WCIM
- Montour Falls, New York; United States;
- Broadcast area: Elmira-Corning area
- Frequency: 104.9 MHz
- Branding: Family Life Network

Programming
- Format: Christian radio

Ownership
- Owner: Family Life Ministries
- Sister stations: WCDR

History
- First air date: 1973 (as WXXY)
- Former call signs: WXXY (1971–1982) WNGZ (1982–2020) WPHD (2020–2021)

Technical information
- Licensing authority: FCC
- Facility ID: 49449
- Class: A
- ERP: 1,000 watts
- HAAT: 146 meters (479 ft)
- Transmitter coordinates: 42°12′00″N 76°51′30″W﻿ / ﻿42.20000°N 76.85833°W

Links
- Public license information: Public file; LMS;
- Webcast: Listen Live
- Website: familylife.org

= WCIM (FM) =

WCIM (104.9 FM) is a Christian radio station as part of the Family Life Network.
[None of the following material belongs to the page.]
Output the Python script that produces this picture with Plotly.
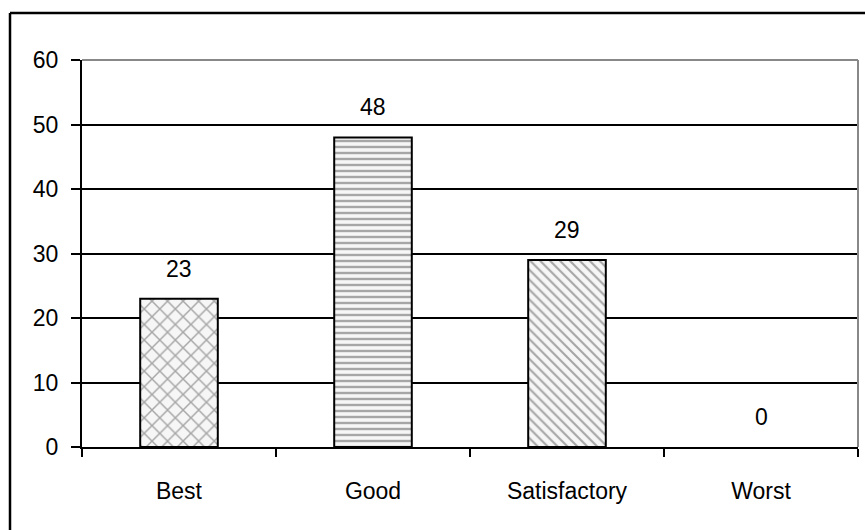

Licensed to Montour Falls, New York and broadcasting to the Elmira-Corning area, the station was acquired by Family Life Ministries in 2021.

==History==
In 2020, WNGZ moved to the 93.1 frequency (with the WNGZ calls parked on AM 1490 in Watkins Glen) and tweaked to a full blown active rock format using the moniker The New Rock Edge. (Undated, WNGZ (AM) 1490 dropped the Wingz 93 rock simulcast and changed to classic hits as My Cool Radio). On July 3, 2020, WNGZ changed its callsign to WPHD and flipped to classic hits as part of a five-station frequency swap.

In June 2021, WPHD changed its format from classic hits (which moved to WGMM 98.7 FM Corning) to Family Life Network's religious format under new WCIM calls.